The paper introduces approximation methods for time-dependent thermal radiative transfer that reduce memory storage by using low-rank proper orthogonal decomposition (POD) to approximate the high-dimensional intensity from previous time steps. Numerical results on a Fleck-Cummings test problem demonstrate the effectiveness of the approach.

This paper presents approximation methods for time-dependent thermal radiative transfer problems in high energy density physics. It is based on the multilevel quasidiffusion method defined by the high-order radiative transfer equation (RTE) and the low-order quasidiffusion (aka VEF) equations for the moments of the specific intensity. A large part of data storage in TRT problems between time steps is determined by the dimensionality of grid functions of the radiation intensity. The approximate implicit methods with reduced memory for the time-dependent Boltzmann equation are applied to the high-order RTE, discretized in time with the backward Euler (BE) scheme.

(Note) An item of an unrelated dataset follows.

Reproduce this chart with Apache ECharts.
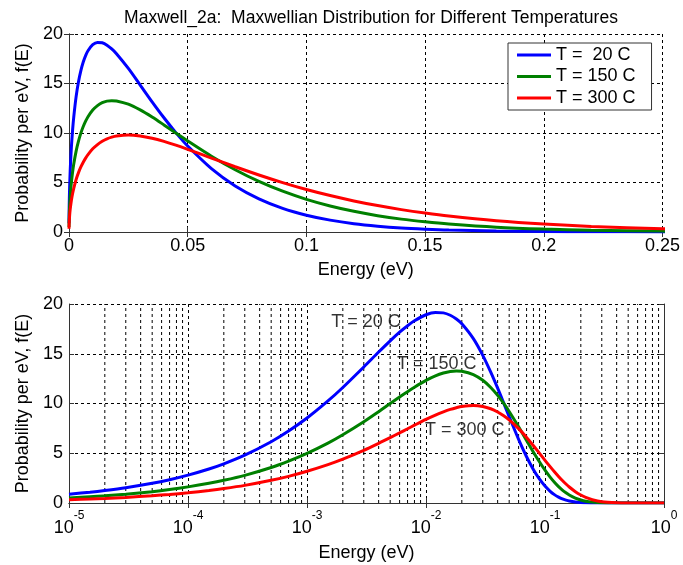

The high-dimensional intensity from the previous time level in the BE scheme is approximated by means of the low-rank proper orthogonal decomposition (POD). Another version of the presented method applies the POD to the remainder term of P2 expansion of the intensity. The accuracy of the solution of the approximate implicit methods depends of the rank of the POD. The proposed methods enable one to reduce storage requirements in time dependent problems. Numerical results of a Fleck-Cummings TRT test problem are presented.